A dívida é grande. Quase 100 milhões de brasileiros estão fora dos sistemas de esgotamento sanitário, e quase 35 milhões não têm acesso à água tratada. Nem metade dos dejetos gerados nos país são tratados. Para chegar a 2033 com 99% de sua população atendida com água tratada e 90% com coleta e tratamento de esgoto, como determina a lei, nada menos do que 24 Estados precisam ampliar os investimentos no setor, segundo levantamento do Instituto Trata Brasil.
Para se ter uma ideia da dimensão do desafio, o Plano de Saneamento Básico, de 2013, previa metas similares e necessidade de um aporte de R$ 373 bilhões em 15 anos, cerca de R$ 25 bilhões anuais. Cinco anos depois, no entanto, a média anual ficou em torno de R$ 13 bilhões. Se fosse mantido esse ritmo de investimento, apenas São Paulo, Paraná e Distrito Federal bateriam a meta em 2033.
Apesar de ter que dobrar os valores investidos, o Espírito Santo figura entre os entes da federação com melhor desempenho no setor, com 88% da população capixaba com acesso à água e 55% à rede de esgoto, segundo dados mais recentes, de 2018. E prefeituras e Estado têm trilhado um bom caminho para ampliar os serviços com o apoio fundamental da iniciativa privada. Em outubro, Cariacica e Viana concluíram o leilão de PPPs, unindo-se a Serra, Vila Velha e Cachoeiro de Itapemirim, onde empresas já operam o sistema. A Cesan já busca caminhos para incorporar o capital privado, com propostas que incluem até venda de parte da estatal.
O marco legal vem para resolver os dois maiores problemas dos novos prefeitos, de acordo com o primeiro Ranking de Competitividade dos Municípios, lançado em novembro, que são justamente o saneamento básico e o equilíbrio fiscal. A regulação do setor para a entrada da iniciativa privada é algo que já deveria ter acontecido há muito tempo. Primeiro porque obras de esgotamento requerem verbas vultosas, o que nem sempre é compatível com os caixas da administração pública. E também porque, diante de orçamentos apertados, prefeitos e governadores costumam dar preferência para obras mais aparentes, com que possam imprimir a marca da gestão, como creches, pontes e hospitais. Com isso, o acesso a água e esgoto no Brasil exibe patamares medievais em algumas localidades.

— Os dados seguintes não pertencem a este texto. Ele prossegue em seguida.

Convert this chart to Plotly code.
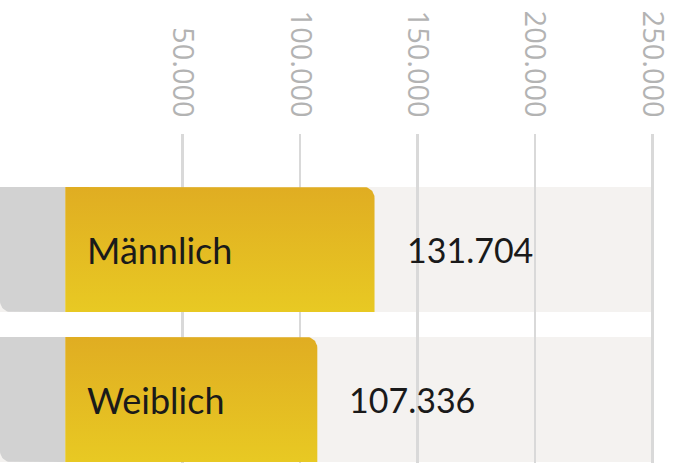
import math
import plotly.graph_objects as go

# ---- data ----
CATEGORIES = ["Männlich", "Weiblich"]
VALUES = [131704, 107336]
TICK_VALUES = [50000, 100000, 150000, 200000, 250000]
TICK_LABELS = ["50.000", "100.000", "150.000", "200.000", "250.000"]

# ---- layout constants ----
W, H = 680, 463
TOP = 134
X_MIN, X_MAX = -27800, 261800
Y_MIN, Y_MAX = -0.4233, 1.77
HALF = 0.4167
TRACK_END = TICK_VALUES[-1]

px_x = W / (X_MAX - X_MIN)
px_y = (H - TOP) / (Y_MAX - Y_MIN)
R = 11  # corner radius px
rx, ry = R / px_x, R / px_y

GOLD_TOP = "#e0ad22"
GOLD_BOT = "#e8c923"
GREY = "#d2d2d2"
TRACK = "#f4f2f0"


def arc(cx, cy, a0, a1, n=12):
    pts = []
    for k in range(n + 1):
        a = a0 + (a1 - a0) * k / n
        pts.append((cx + rx * math.cos(a), cy + ry * math.sin(a)))
    return pts


fig = go.Figure()
shapes = []
annotations = []
n = len(CATEGORIES)
for i, (cat, val) in enumerate(zip(CATEGORIES, VALUES)):
    yc = n - 1 - i
    yt, yb = yc + HALF, yc - HALF
    shapes.append(dict(type="rect", xref="x", yref="y", x0=X_MIN, x1=TRACK_END,
                       y0=yb, y1=yt, fillcolor=TRACK, line=dict(width=0), layer="below"))
    # grey segment (negative side) with rounded bottom-left
    g = [(X_MIN, yt), (0, yt), (0, yb), (X_MIN + rx, yb)]
    g += arc(X_MIN + rx, yb + ry, -math.pi / 2, -math.pi)
    g.append((X_MIN, yt))
    fig.add_trace(go.Scatter(x=[p[0] for p in g], y=[p[1] for p in g], mode="lines",
                             line=dict(width=0), fill="toself", fillcolor=GREY,
                             hoverinfo="skip", showlegend=False))
    # gold bar with rounded top-right
    b = [(0, yt), (val - rx, yt)]
    b += arc(val - rx, yt - ry, math.pi / 2, 0)
    b += [(val, yb), (0, yb), (0, yt)]
    fig.add_trace(go.Scatter(x=[p[0] for p in b], y=[p[1] for p in b], mode="lines",
                             line=dict(width=0), fill="toself",
                             fillgradient=dict(type="vertical",
                                               colorscale=[[0, GOLD_BOT], [1, GOLD_TOP]]),
                             hoverinfo="skip", showlegend=False))
    annotations.append(dict(x=0, y=yc, xref="x", yref="y", text=cat, showarrow=False,
                            xanchor="left", yanchor="middle", xshift=20,
                            font=dict(family="Lato", size=36, color="#1a1a1a")))
    annotations.append(dict(x=val, y=yc, xref="x", yref="y",
                            text=f"{val:,}".replace(",", "."), showarrow=False,
                            xanchor="left", yanchor="middle", xshift=30,
                            font=dict(family="Lato", size=34, color="#1a1a1a")))

fig.update_layout(
    width=W, height=H,
    margin=dict(l=0, r=0, t=TOP, b=0),
    paper_bgcolor="white", plot_bgcolor="white",
    shapes=shapes, annotations=annotations,
    xaxis=dict(range=[X_MIN, X_MAX], side="top", tickvals=TICK_VALUES,
               ticktext=TICK_LABELS, tickangle=90, showgrid=True,
               gridcolor="#d9d9d9", gridwidth=2.5, zeroline=False, showline=False,
               ticks="", ticklabelstandoff=11,
               tickfont=dict(family="Open Sans", size=29, color="#b3b3b3")),
    yaxis=dict(range=[Y_MIN, Y_MAX], visible=False, showgrid=False, zeroline=False),
    showlegend=False,
)
fig.write_html("out.html", config={"displayModeBar": False, "staticPlot": True},
               post_script="document.body.style.margin='0';document.body.style.overflow='hidden';")
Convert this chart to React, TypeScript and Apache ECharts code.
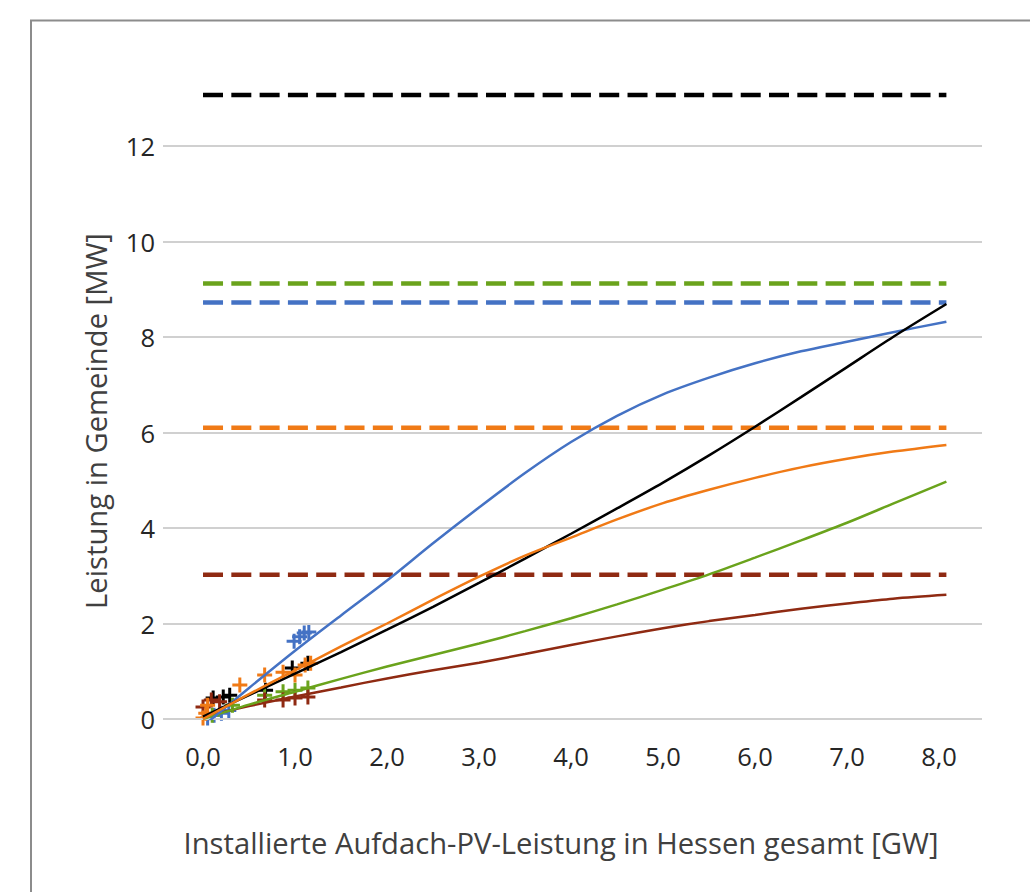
import React, { useEffect, useRef } from "react";
import * as echarts from "echarts";

// ---- data ----
const xTicks = [0, 1, 2, 3, 4, 5, 6, 7, 8];
const yTicks = [0, 2, 4, 6, 8, 10, 12];
const xEnd = 8.08;

// horizontal limit lines (dashed)
const limitBlue = 8.72;
const limitGreen = 9.12;
const limitBlack = 13.07;
const limitOrange = 6.1;
const limitRed = 3.02;

// fitted curves
const curveX = [0, 0.5, 1, 1.5, 2, 2.5, 3, 3.5, 4, 4.5, 5, 5.5, 6, 6.5, 7, 7.5, 8.08];
const curveBlue = [-0.15, 0.65, 1.43, 2.17, 2.9, 3.68, 4.43, 5.15, 5.8, 6.35, 6.8, 7.15, 7.45, 7.7, 7.9, 8.1, 8.32];
const curveBlack = [0.05, 0.5, 0.95, 1.4, 1.87, 2.35, 2.85, 3.36, 3.88, 4.41, 4.95, 5.52, 6.12, 6.74, 7.37, 8.0, 8.69];
const curveOrange = [0, 0.52, 1.02, 1.52, 2.0, 2.5, 2.98, 3.42, 3.8, 4.18, 4.52, 4.8, 5.05, 5.27, 5.45, 5.6, 5.74];
const curveGreen = [0, 0.3, 0.57, 0.84, 1.1, 1.34, 1.58, 1.84, 2.11, 2.4, 2.71, 3.03, 3.38, 3.74, 4.11, 4.51, 4.97];
const curveRed = [0.05, 0.27, 0.47, 0.66, 0.85, 1.02, 1.18, 1.36, 1.55, 1.73, 1.9, 2.05, 2.18, 2.31, 2.42, 2.52, 2.6];

// measured points
const ptsBlueX = [0.05, 0.12, 0.2, 0.28, 0.99, 1.05, 1.1, 1.15];
const ptsBlueY = [0.02, 0.08, 0.12, 0.18, 1.63, 1.72, 1.8, 1.82];
const ptsBlackX = [0.11, 0.22, 0.29, 0.68, 0.97, 1.14];
const ptsBlackY = [0.44, 0.46, 0.5, 0.6, 1.07, 1.17];
const ptsOrangeX = [0.0, 0.03, 0.05, 0.4, 0.67, 0.87, 1.0, 1.11, 1.17];
const ptsOrangeY = [0.02, 0.12, 0.29, 0.71, 0.92, 0.98, 0.92, 1.13, 1.17];
const ptsGreenX = [0.1, 0.32, 0.67, 0.87, 1.0, 1.14];
const ptsGreenY = [0.08, 0.29, 0.5, 0.57, 0.6, 0.65];
const ptsRedX = [0.0, 0.09, 0.18, 0.67, 0.87, 1.0, 1.14];
const ptsRedY = [0.25, 0.4, 0.36, 0.4, 0.4, 0.44, 0.46];

const COLORS = {
  blue: "#4472C4",
  black: "#000000",
  orange: "#F07A16",
  green: "#6AA31C",
  red: "#8F2A12",
};

const zip = (xs: number[], ys: number[]) => xs.map((x, i) => [x, ys[i]]);
const PLUS = "path://M40,0H60V40H100V60H60V100H40V60H0V40H40Z";

export default function App() {
  const ref = useRef<HTMLDivElement>(null);
  useEffect(() => {
    if (!ref.current) return;
    const chart = echarts.init(ref.current, undefined, { renderer: "svg" });
    const font = "'Open Sans', 'Noto Sans', sans-serif";

    const dashed = (name: string, v: number, color: string) => ({
      name,
      type: "line",
      data: [
        [0, v],
        [xEnd, v],
      ],
      showSymbol: false,
      symbol: "none",
      lineStyle: { color, width: 4.5, type: [20, 8.3] },
      z: 3,
      silent: true,
    });
    const curve = (name: string, ys: number[], color: string, z: number) => ({
      name,
      type: "line",
      data: zip(curveX, ys),
      smooth: 0.3,
      showSymbol: false,
      symbol: "none",
      lineStyle: { color, width: 2.5 },
      z,
      silent: true,
    });
    const pts = (name: string, xs: number[], ys: number[], color: string) => ({
      name,
      type: "scatter",
      data: zip(xs, ys),
      symbol: PLUS,
      symbolSize: 15,
      itemStyle: { color, opacity: 1 },
      z: 4,
      silent: true,
    });

    chart.setOption({
      animation: false,
      backgroundColor: "#ffffff",
      grid: { left: 163, right: 48, top: 50.5, bottom: 173 },
      xAxis: {
        type: "value",
        min: -0.435,
        max: 8.467,
        axisLine: { show: false },
        axisTick: { show: false },
        splitLine: { show: false },
        axisLabel: {
          customValues: xTicks,
          formatter: (v: number) => v.toFixed(1).replace(".", ","),
          fontFamily: font,
          fontSize: 25.5,
          color: "#262626",
          margin: 24,
        },
      },
      yAxis: {
        type: "value",
        min: 0,
        max: 14,
        interval: 2,
        axisLine: { show: false },
        axisTick: { show: false },
        splitLine: { show: false },
        axisLabel: {
          formatter: (v: number) => (v > 12 ? "" : String(v)),
          fontFamily: font,
          fontSize: 25.5,
          color: "#262626",
          margin: 8,
        },
      },
      graphic: [
        {
          type: "rect",
          shape: { x: 31, y: 20.5, width: 1200, height: 1000 },
          style: { fill: "none", stroke: "#8c8c8c", lineWidth: 2 },
          silent: true,
        },
        {
          type: "text",
          x: 561,
          y: 843,
          style: {
            text: "Installierte Aufdach-PV-Leistung in Hessen gesamt [GW]",
            fontFamily: font,
            fontSize: 29.2,
            fill: "#404040",
            align: "center",
            verticalAlign: "middle",
          },
          silent: true,
        },
        {
          type: "text",
          x: 96,
          y: 421,
          rotation: Math.PI / 2,
          style: {
            text: "Leistung in Gemeinde [MW]",
            fontFamily: font,
            fontSize: 29.2,
            fill: "#404040",
            align: "center",
            verticalAlign: "middle",
          },
          silent: true,
        },
      ],
      series: [
        {
          name: "grid",
          type: "line",
          data: [],
          silent: true,
          z: 1,
          markLine: {
            silent: true,
            symbol: ["none", "none"],
            label: { show: false },
            lineStyle: { color: "#d0d0d0", width: 2, type: "solid" },
            data: yTicks.map((v) => ({ yAxis: v })),
          },
        },
        dashed("Grenze schwarz", limitBlack, COLORS.black),
        dashed("Grenze grün", limitGreen, COLORS.green),
        dashed("Grenze blau", limitBlue, COLORS.blue),
        dashed("Grenze orange", limitOrange, COLORS.orange),
        dashed("Grenze rot", limitRed, COLORS.red),
        pts("Punkte blau", ptsBlueX, ptsBlueY, COLORS.blue),
        pts("Punkte schwarz", ptsBlackX, ptsBlackY, COLORS.black),
        pts("Punkte grün", ptsGreenX, ptsGreenY, COLORS.green),
        pts("Punkte rot", ptsRedX, ptsRedY, COLORS.red),
        pts("Punkte orange", ptsOrangeX, ptsOrangeY, COLORS.orange),
        curve("Kurve rot", curveRed, COLORS.red, 5),
        curve("Kurve grün", curveGreen, COLORS.green, 5),
        curve("Kurve blau", curveBlue, COLORS.blue, 5),
        curve("Kurve schwarz", curveBlack, COLORS.black, 6),
        curve("Kurve orange", curveOrange, COLORS.orange, 7),
      ],
    });
    return () => chart.dispose();
  }, []);

  return (
    <div
      ref={ref}
      style={{ position: "fixed", left: 0, top: 0, width: 1030, height: 892 }}
    />
  );
}
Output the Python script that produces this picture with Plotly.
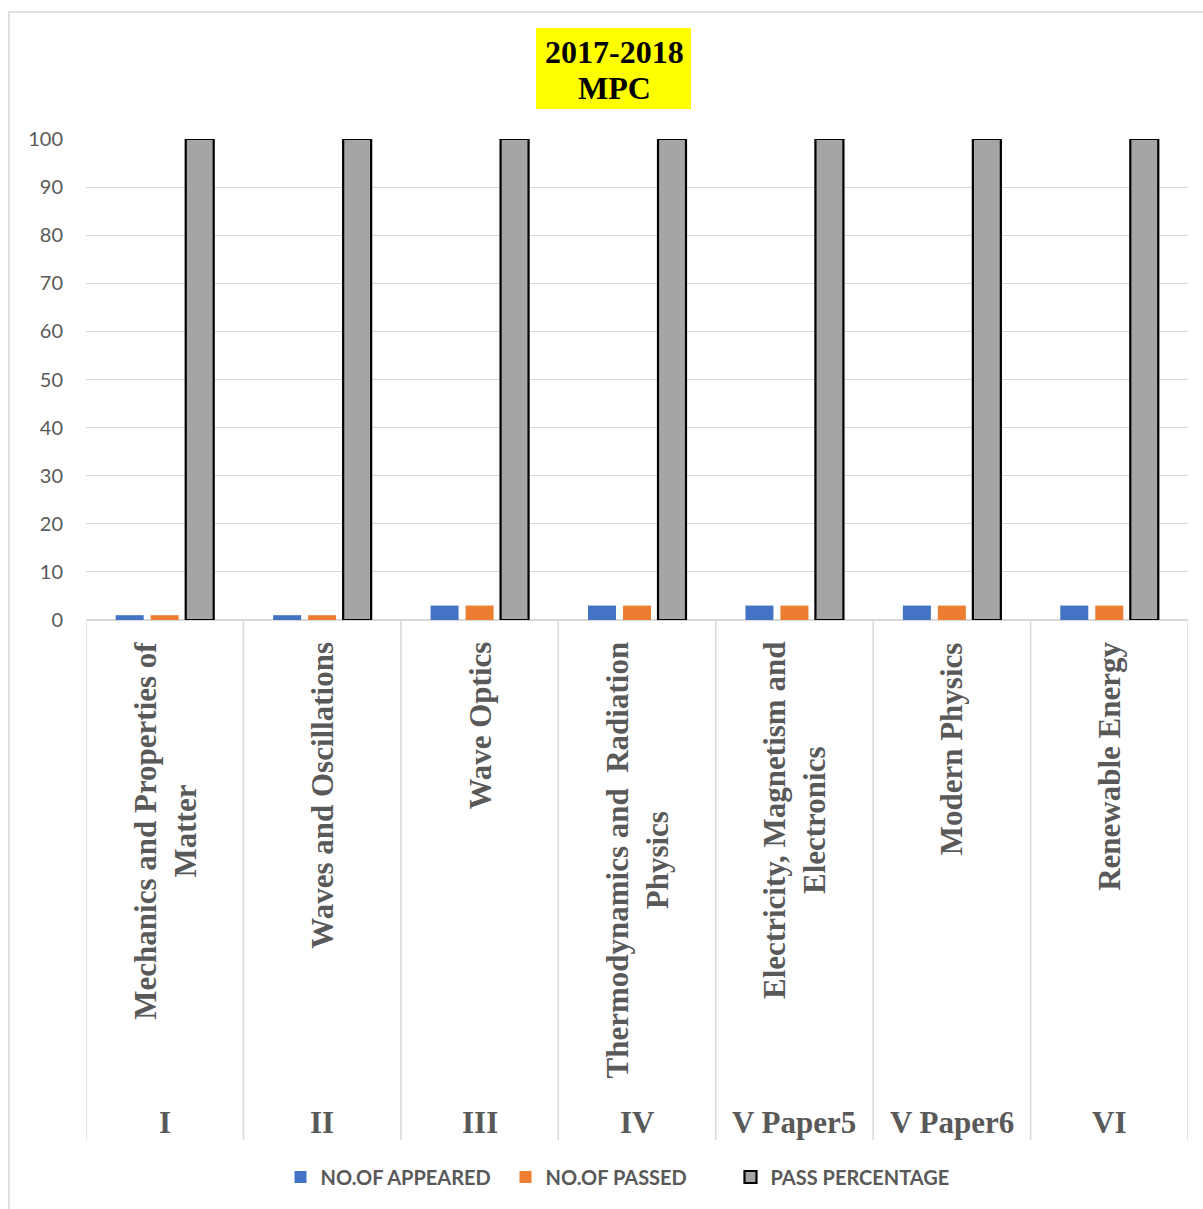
import plotly.graph_objects as go

semesters = ["I", "II", "III", "IV", "V Paper5", "V Paper6", "VI"]
subjects = [
    "Mechanics and Properties of<br>Matter",
    "Waves and Oscillations",
    "Wave Optics",
    "Thermodynamics and  Radiation<br>Physics",
    "Electricity, Magnetism and<br>Electronics",
    "Modern Physics",
    "Renewable Energy",
]
appeared = [1, 1, 3, 3, 3, 3, 3]
passed = [1, 1, 3, 3, 3, 3, 3]
pass_pct = [100, 100, 100, 100, 100, 100, 100]

W, H = 1203, 1209
L, R, T, B = 86, 15, 139, 589
PW = W - L - R
PH = H - T - B


def px_x(px):
    return (px - L) / PW


def px_y(py):
    return (H - B - py) / PH


xs = list(range(len(semesters)))
GRAY_TXT = "#595959"

fig = go.Figure()
fig.add_trace(go.Bar(x=xs, y=appeared, name="NO.OF APPEARED",
                     marker=dict(color="#4472C4", line=dict(width=0))))
fig.add_trace(go.Bar(x=xs, y=passed, name="NO.OF PASSED",
                     marker=dict(color="#ED7D31", line=dict(width=0))))
fig.add_trace(go.Bar(x=xs, y=pass_pct, name="PASS PERCENTAGE",
                     marker=dict(color="#A5A5A5", line=dict(width=2.2, color="#000000"))))

shapes = []
# outer chart border
shapes.append(dict(type="rect", xref="paper", yref="paper",
                   x0=px_x(9), x1=px_x(1230), y0=px_y(12), y1=px_y(1240),
                   line=dict(color="#d9d9d9", width=1.5), fillcolor="rgba(0,0,0,0)", layer="below"))
# title box
shapes.append(dict(type="rect", xref="paper", yref="paper",
                   x0=px_x(536), x1=px_x(691), y0=px_y(28), y1=px_y(109),
                   line=dict(width=0), fillcolor="#FFFF00", layer="below"))
# category dividers
for i in range(len(semesters) + 1):
    shapes.append(dict(type="line", xref="x", yref="paper",
                       x0=i - 0.5, x1=i - 0.5, y0=0, y1=px_y(1140),
                       line=dict(color="#d9d9d9", width=1.5)))

annotations = []
annotations.append(dict(text="<b>2017-2018</b>", xref="paper", yref="paper",
                        x=px_x(614), y=px_y(52), showarrow=False,
                        xanchor="center", yanchor="middle",
                        font=dict(family="Liberation Serif", size=32, color="#000000")))
annotations.append(dict(text="<b>MPC</b>", xref="paper", yref="paper",
                        x=px_x(614), y=px_y(88), showarrow=False,
                        xanchor="center", yanchor="middle",
                        font=dict(family="Liberation Serif", size=32, color="#000000")))
for i, s in enumerate(subjects):
    annotations.append(dict(text="<b>" + s + "</b>", xref="x", yref="paper",
                            x=i, y=px_y(640), showarrow=False, textangle=-90,
                            xanchor="center", yanchor="top", align="center",
                            font=dict(family="Liberation Serif", size=31, color=GRAY_TXT)))
for i, s in enumerate(semesters):
    annotations.append(dict(text="<b>" + s + "</b>", xref="x", yref="paper",
                            x=i, y=px_y(1122), showarrow=False,
                            xanchor="center", yanchor="middle",
                            font=dict(family="Liberation Serif", size=31, color=GRAY_TXT)))

fig.update_layout(
    width=W, height=H,
    margin=dict(l=L, r=R, t=T, b=B, pad=0),
    paper_bgcolor="white", plot_bgcolor="white",
    barmode="group", bargap=0.333, bargroupgap=0.2,
    showlegend=True,
    legend=dict(orientation="h", xref="paper", yref="paper",
                x=px_x(618), y=px_y(1177), xanchor="center", yanchor="middle",
                entrywidth=180, entrywidthmode="pixels",
                font=dict(family="Lato", size=20, color=GRAY_TXT, weight=700),
                itemclick=False, traceorder="normal"),
    xaxis=dict(range=[-0.5, len(semesters) - 0.5], showticklabels=False,
               showgrid=False, zeroline=False, showline=False, ticks=""),
    yaxis=dict(range=[0, 100], dtick=10, showgrid=True, gridcolor="#d9d9d9",
               gridwidth=1.3, zeroline=True, zerolinecolor="#d9d9d9", zerolinewidth=1.5,
               showline=False, ticks="", ticklabelstandoff=22,
               tickfont=dict(family="Lato", size=20, color=GRAY_TXT)),
    shapes=shapes,
    annotations=annotations,
)

fig.write_html("out.html", config={"displayModeBar": False},
               post_script="document.body.style.margin='0';")
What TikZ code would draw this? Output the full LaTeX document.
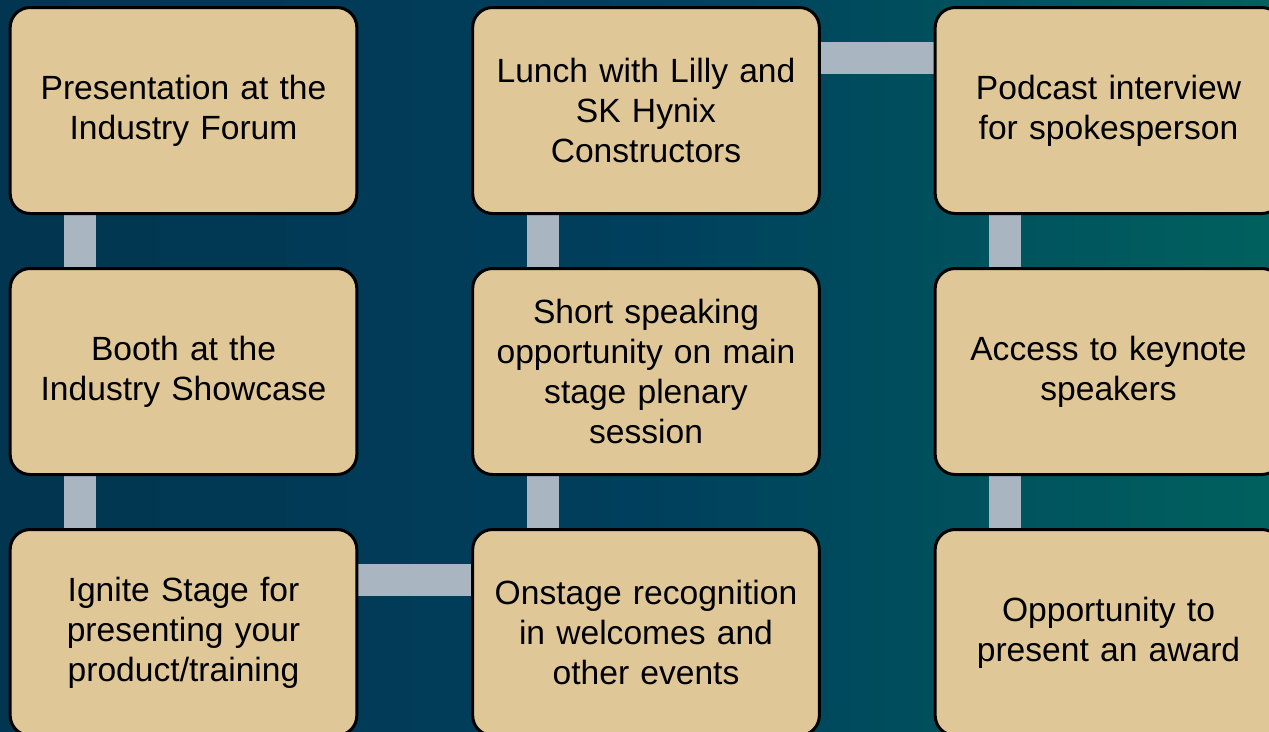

Se antes as concessões já eram elemento crucial para equalizar o quadro, agora, com a queda da arrecadação provocada pela baixa na atividade econômica, é um bote salva-vidas. É a chance de tirar o país do atraso secular em um tema transversal, que engloba saúde, meio ambiente e cidadania. Como efeito cascata, traz impactos relevantes na retomada, como a geração de emprego e a economia de recursos públicos, que podem ser destinados a outras áreas prioritárias. O caminho das prefeituras para garantir a saúde, pública e financeira, passa obrigatoriamente pela descentralização dos serviços de saneamento.